Performance issue on a phoenix + absinthe + ecto + postgresql web app

setop · July 23, 2021, 9:49am

Hi all,

I have a classical phoenix / absinthe / ecto web app, providing GraphQL API to the front-end.
I use PostgreSQL as a database.

The main table has 200k rows and the API is providing search feature on it.
The API call are quite slow : 7 seconds.

Since the app is composed of elixir code and pg db, I tried to identify how time spreads among them.

Thanks to incendium, I profiled the resolver responsible for the search :

I think I get what append : the main process launch two async tasks : one for the result page (select where order by offset limit) and one for the count. When tasks are over, results are serialized back to the caller.
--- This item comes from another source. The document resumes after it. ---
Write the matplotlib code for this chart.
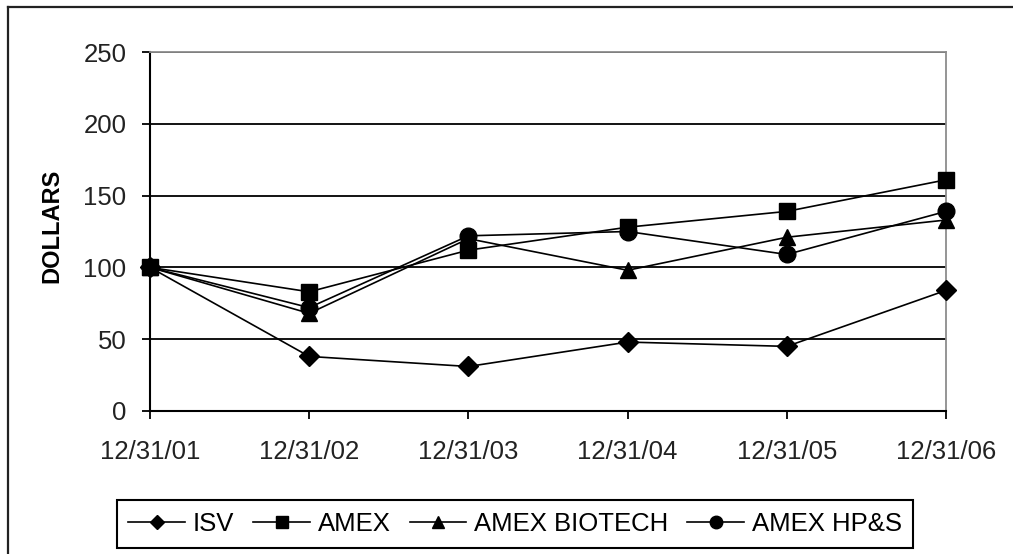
import matplotlib
matplotlib.use("Agg")
import matplotlib.pyplot as plt
from matplotlib.lines import Line2D

plt.rcParams['font.family'] = ['Liberation Sans', 'DejaVu Sans']

dates = ["12/31/01", "12/31/02", "12/31/03", "12/31/04", "12/31/05", "12/31/06"]
isv = [100, 38, 31, 48, 45, 84]
amex = [100, 83, 112, 128, 139, 161]
amex_biotech = [100, 68, 120, 98, 121, 133]
amex_hps = [100, 72, 122, 125, 109, 139]

series = [
    ("ISV", isv, "D", 10),
    ("AMEX", amex, "s", 12),
    ("AMEX BIOTECH", amex_biotech, "^", 12),
    ("AMEX HP&S", amex_hps, "o", 12),
]

fig = plt.figure(figsize=(10.13, 5.54), dpi=100)
W, H = 1013, 554
ax = fig.add_axes([150 / W, 1 - 411 / H, 796 / W, 359 / H])

x = list(range(len(dates)))
for name, vals, mk, ms in series:
    ax.plot(x, vals, color="black", lw=1.2, marker=mk, markersize=ms,
            markerfacecolor="black", markeredgecolor="black", label=name,
            clip_on=False, zorder=3)

ax.set_xlim(0, len(dates) - 1)
ax.set_ylim(0, 250)
ax.set_yticks([0, 50, 100, 150, 200, 250])
ax.set_xticks(x)
ax.set_xticklabels(dates)
ax.yaxis.grid(True, color="black", lw=1.3)
ax.set_axisbelow(True)

for side in ["top", "right"]:
    ax.spines[side].set_color("#8c8c8c")
    ax.spines[side].set_linewidth(1.3)
for side in ["left", "bottom"]:
    ax.spines[side].set_color("black")
    ax.spines[side].set_linewidth(1.5)

ax.tick_params(axis="y", direction="out", length=6, width=1.3, pad=11,
               labelsize=18.5, colors="black")
ax.tick_params(axis="x", direction="out", length=6, width=1.3, pad=15,
               labelsize=18.5, colors="black")
for lbl in ax.get_xticklabels() + ax.get_yticklabels():
    lbl.set_color("#222222")

fig.text(52 / W, 1 - 226 / H, "DOLLARS", rotation=90, fontsize=17,
         fontweight="bold", ha="center", va="center")

leg = fig.legend(loc="center", bbox_to_anchor=(515 / W, 1 - 524 / H), ncol=4,
                 fontsize=18.5, frameon=True, fancybox=False, framealpha=1,
                 edgecolor="black", handlelength=2.2, handletextpad=0.3,
                 columnspacing=0.75, borderpad=0.45, borderaxespad=0,
                 markerscale=0.75)
leg.get_frame().set_linewidth(1.5)

# outer border
fig.add_artist(Line2D([8 / W, 8 / W], [0, 1 - 7 / H], transform=fig.transFigure,
                      color="#222222", lw=1.6))
fig.add_artist(Line2D([8 / W, 1], [1 - 7 / H, 1 - 7 / H], transform=fig.transFigure,
                      color="#222222", lw=1.6))

fig.savefig("out.png", dpi=100)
From this flamegraph, it seems obvious that elixir code is doing nothing but waiting for the DB. So I activated the duration report for long queries in postgres.

I see that both queries are taking around 2" each. Even if they were done in sequence (hard to tell if it is the case or not), it tops to 4". So there is still 3" that I don’t understand where they are spent. I checked in the web browser, network part is only few ms.

Since I was not pleased with the time taken in the DB, I added some indexes. The time is now “1 for the page 2” for the count. The overall time decrease accordingly but I still have one to two sec that I don’t know where they are spent.

Any advise on how to further investigate ?

Regards

LostKobrakai · July 23, 2021, 10:10am

Times as seen on the elixir side are not the same as seen from postgres, given there is a network between them. The query needs to be sent to postgres and more importantly any results need to be sent back to elixir. I’m not sure though this is (all) you’re looking for.

benwilson512 · July 24, 2021, 7:20pm

How many rows are you returning to the front end?

setop · July 25, 2021, 8:26am

10 elements per call (1 page), that is about 4KB.

al2o3cr · July 25, 2021, 4:08pm

2s for a COUNT against a table with 200k rows seems very high; no amount of Elixir optimization is going to correct for misbehaving SQL. For instance, I once found a query in production that used a subquery that joined a large table to itself (creating N^2 intermediate rows) then immediately filtered out 99.999% of those - moving the filter into the subquery caused a 100x performance boost!

For a next step, I recommend extracting the SQL that that COUNT is running and running EXPLAIN on it.